Updated: May 7, 2019
Diamonds and Blockchain – a match made in heaven?
They might seem an unlikely pairing, but diamonds have recently been adding a touch of sparkle to the world of tech. Or is it the other way round? Yup - Blockchain is forcing the jewellery industry to clean up its act by unlocking the potential to ensure that every diamond sold is squeaky, sparkling clean.
Supply chain evolution driven by digital transformation holds exciting possibilities for the jewellery industry. As consumers increasingly demand transactional transparency, concerning themselves with issues around diamond provenance and sustainability, suppliers are being held to account for the journey that their stones have taken. Those who cannot prove that their gems are responsibly and ethically sourced will wave goodbye to consumer confidence and likely see their profits dwindle.
While the Blockchain technology itself is mind-boggling in its scale and complexity, the overall concept is remarkably simple. It is essentially a system of interconnected databases; a sort of digital ledger where transactions are recorded and no single person can control data records, thanks to a decentralised storage system. Any inputted data must be validated by the entire network of computers if it is to be embedded in the Blockchain, so rogue actors would have their work cut out if they wished to tamper with the records!
Alrosa and De Beers have recently partnered in an exciting new traceability venture incorporating Blockchain, Artificial Intelligence and the Internet of Things (connecting the physical and the digital eg. the Apple Watch). In building their ‘Tracr’ platform, their mission is not only to facilitate the authentication of diamonds, but also to enable value to be exchanged as easily as information. This relatively new concept has been termed “the Internet of Value”. It has the potential to revolutionise the hugely international gemstone and diamond industries by removing the need for intermediaries such as banks and allowing for instant, validated transfers of money across currencies. If it were to be implemented in conjunction with Blockchain, with its validation technology and decentralised system of control, it could well prove instrumental in curbing corruption and foiling fraudulent or illegal transactions.
These developments come at a time when a fifth ‘C’ is increasingly finding its way into conversations around the well-established 4C diamond-marketing model. This 5th C stands for ‘conflict’, a blight that has plagued those living in diamondiferous countries for decades - it is no secret that diamond revenues have fuelled and facilitated devastating civil wars in countries such as the Democratic Republic of Congo, Sierra Leone and Angola. The human rights abuses that have plagued the diamond supply chains in these countries have been well documented, and the media exposure has undoubtedly fostered an increased appetite to clamp down on individuals and companies who pursue profits over peace.
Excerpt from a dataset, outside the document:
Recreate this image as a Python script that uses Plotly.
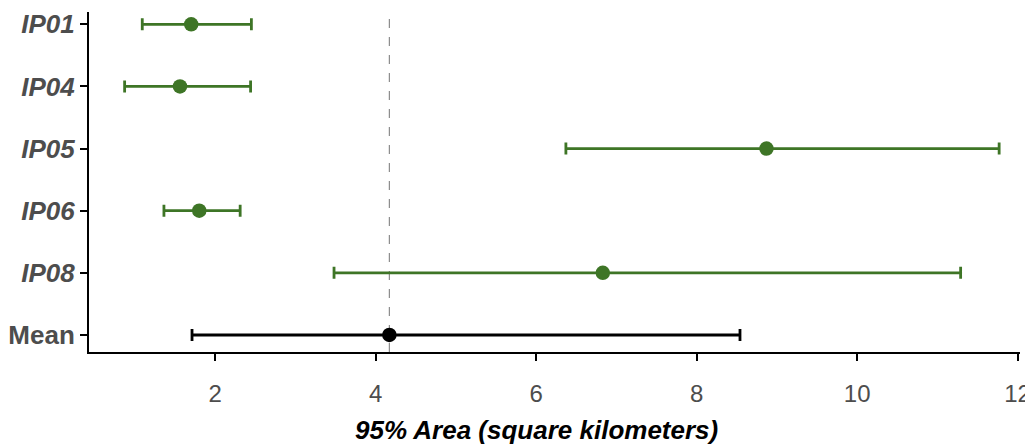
import plotly.graph_objects as go

categories = ["IP01", "IP04", "IP05", "IP06", "IP08", "Mean"]
estimate = [1.70, 1.56, 8.87, 1.80, 6.83, 4.17]
lower = [1.09, 0.87, 6.37, 1.36, 3.48, 1.71]
upper = [2.45, 2.44, 11.77, 2.31, 11.29, 8.54]
mean_line = 4.17
x_ticks = [2, 4, 6, 8, 10, 12]
x_title = "95% Area (square kilometers)"

GREEN = "#3E7526"
n = len(categories)
ypos = [n - i for i in range(n)]  # IP01 at top, Mean at bottom

W, H = 1033, 446
ML, MR, MT, MB = 81, 21, 4, 102
PW, PH = W - ML - MR, H - MT - MB

fig = go.Figure()
for i, cat in enumerate(categories):
    col = "black" if cat == "Mean" else GREEN
    fig.add_trace(go.Scatter(
        x=[estimate[i]], y=[ypos[i]], mode="markers",
        marker=dict(color=col, size=14.5),
        error_x=dict(type="data", symmetric=False,
                     array=[upper[i] - estimate[i]],
                     arrayminus=[estimate[i] - lower[i]],
                     color=col, thickness=2.8, width=6),
        showlegend=False, hoverinfo="skip",
    ))

fig.add_shape(type="line", x0=mean_line, x1=mean_line, y0=0, y1=1,
              xref="x", yref="paper",
              line=dict(color="#8C8C8C", width=1.2, dash="dash"), layer="below")

ticktext = [("<b>%s</b>" % c) if c == "Mean" else ("<b><i>%s</i></b>" % c) for c in categories]

fig.add_annotation(text="<b><i>%s</i></b>" % x_title,
                   xref="paper", yref="paper",
                   x=(528.5 - ML) / PW, y=-78 / PH,
                   xanchor="center", yanchor="middle", showarrow=False,
                   font=dict(size=26, color="black"))

fig.update_layout(
    width=W, height=H,
    margin=dict(l=ML, r=MR, t=MT, b=MB),
    paper_bgcolor="white", plot_bgcolor="white",
    font=dict(family="Liberation Sans, Arial, sans-serif"),
    xaxis=dict(range=[0.426, 12.03], tickvals=x_ticks,
               ticktext=[str(v) for v in x_ticks],
               showgrid=False, zeroline=False, automargin=False,
               showline=True, linecolor="black", linewidth=2,
               ticks="outside", ticklen=7, tickwidth=2, tickcolor="black",
               ticklabelstandoff=12,
               tickfont=dict(size=24, color="#4D4D4D")),
    yaxis=dict(range=[0.726, 6.198], tickvals=ypos, ticktext=ticktext,
               showgrid=False, zeroline=False, automargin=False,
               showline=True, linecolor="black", linewidth=2,
               ticks="outside", ticklen=7, tickwidth=2, tickcolor="black",
               tickfont=dict(size=26, color="#4D4D4D")),
)

fig.write_html("out.html")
That said, the industry is badly in need of another shakeup. While the 2003 Kimberley Process (designed to prevent the trade of conflict diamonds) was initially a force for good, it has lately been found wanting, and consumers have lost faith in its efficacy. Part of the problem is that the Kimberley Process defines a conflict diamond as “a gem that is used to fund rebel groups”. As a result, several countries have been given the green light to trade in ethically dubious diamonds. Zimbabwe is a case in point: a report by Global Witness in 2017 found that profits generated by the sale of Zimbabwe’s diamonds were being funnelled into the coffers of the corrupt Central Intelligence Organisation, the country’s secret police force, which has been accused of numerous human rights abuses and the ruthless suppression of dissent. Similarly, countries with unregulated mines, or those that carry out broader human rights abuses, are often excluded from the list of countries with which diamond trading is banned. The upshot of this is that diamonds mined under abusive or dangerous conditions (child labour, poor safety standards and systemic violence are just a few of the issues reported by monitoring groups) are often still eligible for sale as Kimberly-certified stones.
It goes without saying that Blockchain alone cannot possibly solve all of these problems. It could, however, provide a new impetus for change, amid stricter regulations and far greater transparency. It’s a small step towards a great ideal, but if Blockchain can see to it that ethical supply chains become the rule, rather than the exception, then yes, interconnected data and diamonds could be the next big bling!